EXERCISE DETAILS: Retype only what runs from the first line of the records to the line with "pattern_ids = [18, 20, 21, 23, 24, 30, 31, 32]", inclusive, and no pictures.

LISTING:
————

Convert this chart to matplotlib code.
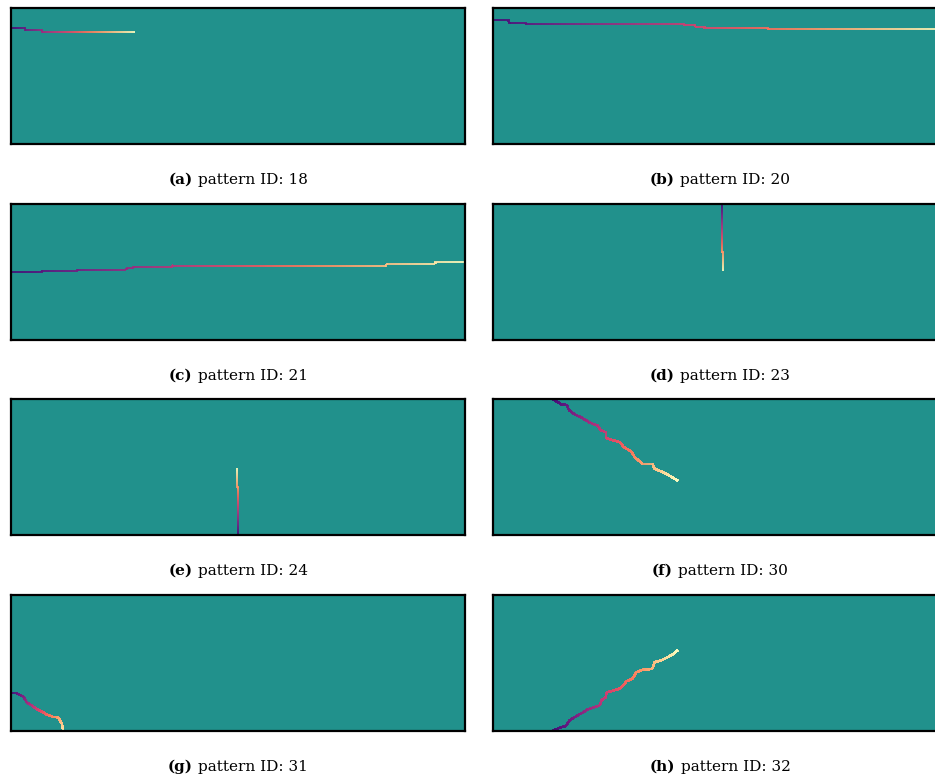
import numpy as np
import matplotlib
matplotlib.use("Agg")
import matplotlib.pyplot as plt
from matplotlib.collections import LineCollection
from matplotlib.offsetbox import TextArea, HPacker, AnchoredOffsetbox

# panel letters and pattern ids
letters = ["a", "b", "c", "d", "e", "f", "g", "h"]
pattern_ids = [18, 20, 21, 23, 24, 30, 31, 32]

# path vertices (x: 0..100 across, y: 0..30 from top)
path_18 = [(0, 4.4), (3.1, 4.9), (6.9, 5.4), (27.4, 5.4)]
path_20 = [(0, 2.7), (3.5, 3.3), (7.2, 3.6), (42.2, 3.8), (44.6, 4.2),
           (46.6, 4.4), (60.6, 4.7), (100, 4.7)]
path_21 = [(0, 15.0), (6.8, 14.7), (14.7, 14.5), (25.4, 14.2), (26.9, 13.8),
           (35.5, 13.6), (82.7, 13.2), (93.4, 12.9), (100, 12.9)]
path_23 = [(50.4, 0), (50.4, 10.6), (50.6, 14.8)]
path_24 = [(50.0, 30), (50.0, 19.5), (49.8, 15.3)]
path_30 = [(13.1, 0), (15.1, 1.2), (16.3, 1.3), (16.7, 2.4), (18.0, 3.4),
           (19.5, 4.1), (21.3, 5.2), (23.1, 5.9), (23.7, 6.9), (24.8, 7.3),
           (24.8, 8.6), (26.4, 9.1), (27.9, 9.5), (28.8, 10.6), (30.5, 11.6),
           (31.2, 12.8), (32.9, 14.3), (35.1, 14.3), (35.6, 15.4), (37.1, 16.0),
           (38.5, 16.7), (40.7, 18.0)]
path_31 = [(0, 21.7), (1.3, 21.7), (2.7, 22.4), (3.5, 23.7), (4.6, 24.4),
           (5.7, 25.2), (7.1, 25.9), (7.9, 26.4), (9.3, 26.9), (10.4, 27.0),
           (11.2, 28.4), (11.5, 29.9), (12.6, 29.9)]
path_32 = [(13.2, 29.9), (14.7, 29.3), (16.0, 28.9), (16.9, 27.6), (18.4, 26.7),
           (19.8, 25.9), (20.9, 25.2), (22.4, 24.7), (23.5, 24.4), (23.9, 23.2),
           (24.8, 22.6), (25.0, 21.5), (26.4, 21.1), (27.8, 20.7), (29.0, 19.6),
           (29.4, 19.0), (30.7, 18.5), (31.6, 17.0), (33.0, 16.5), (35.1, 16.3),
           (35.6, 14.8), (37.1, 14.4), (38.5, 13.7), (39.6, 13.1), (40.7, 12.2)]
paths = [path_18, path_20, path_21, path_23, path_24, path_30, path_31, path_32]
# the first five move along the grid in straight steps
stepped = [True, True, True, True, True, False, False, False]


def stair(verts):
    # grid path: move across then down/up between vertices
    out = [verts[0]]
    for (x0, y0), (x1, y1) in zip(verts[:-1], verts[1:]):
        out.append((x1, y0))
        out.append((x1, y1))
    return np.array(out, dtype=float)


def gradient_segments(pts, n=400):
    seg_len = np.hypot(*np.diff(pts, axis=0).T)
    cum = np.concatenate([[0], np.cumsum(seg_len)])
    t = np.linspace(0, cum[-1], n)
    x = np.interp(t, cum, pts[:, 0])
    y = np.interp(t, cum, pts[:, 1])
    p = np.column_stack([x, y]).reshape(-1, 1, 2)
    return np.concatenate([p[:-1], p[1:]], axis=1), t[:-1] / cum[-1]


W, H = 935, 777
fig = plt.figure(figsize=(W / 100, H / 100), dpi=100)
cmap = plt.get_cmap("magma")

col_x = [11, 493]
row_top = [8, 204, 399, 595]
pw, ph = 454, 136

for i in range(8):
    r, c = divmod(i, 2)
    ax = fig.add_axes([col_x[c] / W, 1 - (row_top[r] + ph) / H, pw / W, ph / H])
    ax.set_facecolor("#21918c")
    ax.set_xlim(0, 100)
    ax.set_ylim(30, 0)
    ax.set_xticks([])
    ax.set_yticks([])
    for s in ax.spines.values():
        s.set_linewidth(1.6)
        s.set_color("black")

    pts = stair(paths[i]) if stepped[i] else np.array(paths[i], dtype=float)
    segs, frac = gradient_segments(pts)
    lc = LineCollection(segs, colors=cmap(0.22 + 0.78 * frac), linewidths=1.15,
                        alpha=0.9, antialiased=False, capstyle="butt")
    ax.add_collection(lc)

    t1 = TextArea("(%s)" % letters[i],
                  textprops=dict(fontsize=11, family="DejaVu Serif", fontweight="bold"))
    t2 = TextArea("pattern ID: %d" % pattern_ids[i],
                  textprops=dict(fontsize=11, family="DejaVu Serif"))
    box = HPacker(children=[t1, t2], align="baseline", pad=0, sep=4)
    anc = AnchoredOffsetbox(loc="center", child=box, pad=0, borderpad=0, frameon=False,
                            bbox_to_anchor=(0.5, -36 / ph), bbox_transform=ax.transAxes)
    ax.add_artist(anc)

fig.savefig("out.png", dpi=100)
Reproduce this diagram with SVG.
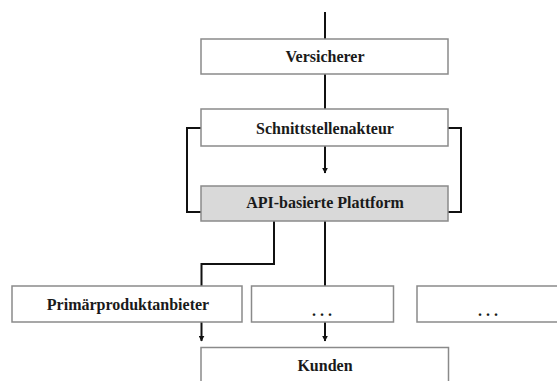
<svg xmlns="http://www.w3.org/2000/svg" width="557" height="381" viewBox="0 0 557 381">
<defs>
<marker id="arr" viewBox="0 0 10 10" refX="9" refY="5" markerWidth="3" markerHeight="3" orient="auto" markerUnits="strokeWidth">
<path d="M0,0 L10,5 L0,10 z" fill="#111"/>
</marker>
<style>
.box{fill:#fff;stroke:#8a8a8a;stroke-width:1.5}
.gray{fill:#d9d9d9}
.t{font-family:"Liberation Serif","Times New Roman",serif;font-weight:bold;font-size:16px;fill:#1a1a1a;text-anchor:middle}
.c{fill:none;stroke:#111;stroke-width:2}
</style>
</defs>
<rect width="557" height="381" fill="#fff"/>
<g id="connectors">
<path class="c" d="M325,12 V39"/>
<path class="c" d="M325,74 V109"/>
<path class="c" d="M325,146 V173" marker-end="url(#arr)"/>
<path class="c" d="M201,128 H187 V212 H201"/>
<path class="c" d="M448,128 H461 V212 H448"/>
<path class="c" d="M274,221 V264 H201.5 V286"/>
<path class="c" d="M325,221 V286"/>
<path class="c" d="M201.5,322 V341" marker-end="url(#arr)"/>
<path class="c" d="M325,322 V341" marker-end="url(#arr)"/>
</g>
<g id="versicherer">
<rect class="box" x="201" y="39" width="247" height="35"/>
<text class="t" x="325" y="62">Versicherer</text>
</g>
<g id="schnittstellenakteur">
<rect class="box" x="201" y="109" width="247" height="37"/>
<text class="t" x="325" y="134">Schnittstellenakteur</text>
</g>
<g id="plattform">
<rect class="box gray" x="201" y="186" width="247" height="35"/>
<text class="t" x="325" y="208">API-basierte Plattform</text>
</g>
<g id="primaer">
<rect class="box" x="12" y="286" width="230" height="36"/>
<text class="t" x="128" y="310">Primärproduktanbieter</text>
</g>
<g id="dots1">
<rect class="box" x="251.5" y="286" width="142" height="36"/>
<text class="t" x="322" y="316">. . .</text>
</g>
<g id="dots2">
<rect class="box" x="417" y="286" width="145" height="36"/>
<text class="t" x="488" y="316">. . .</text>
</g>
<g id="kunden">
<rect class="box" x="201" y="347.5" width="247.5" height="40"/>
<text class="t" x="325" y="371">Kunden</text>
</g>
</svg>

————

RESULT OF THE TASK:
Convert this chart to matplotlib code.
import numpy as np
import matplotlib
matplotlib.use("Agg")
import matplotlib.pyplot as plt
from matplotlib.collections import LineCollection
from matplotlib.offsetbox import TextArea, HPacker, AnchoredOffsetbox

# panel letters and pattern ids
letters = ["a", "b", "c", "d", "e", "f", "g", "h"]
pattern_ids = [18, 20, 21, 23, 24, 30, 31, 32]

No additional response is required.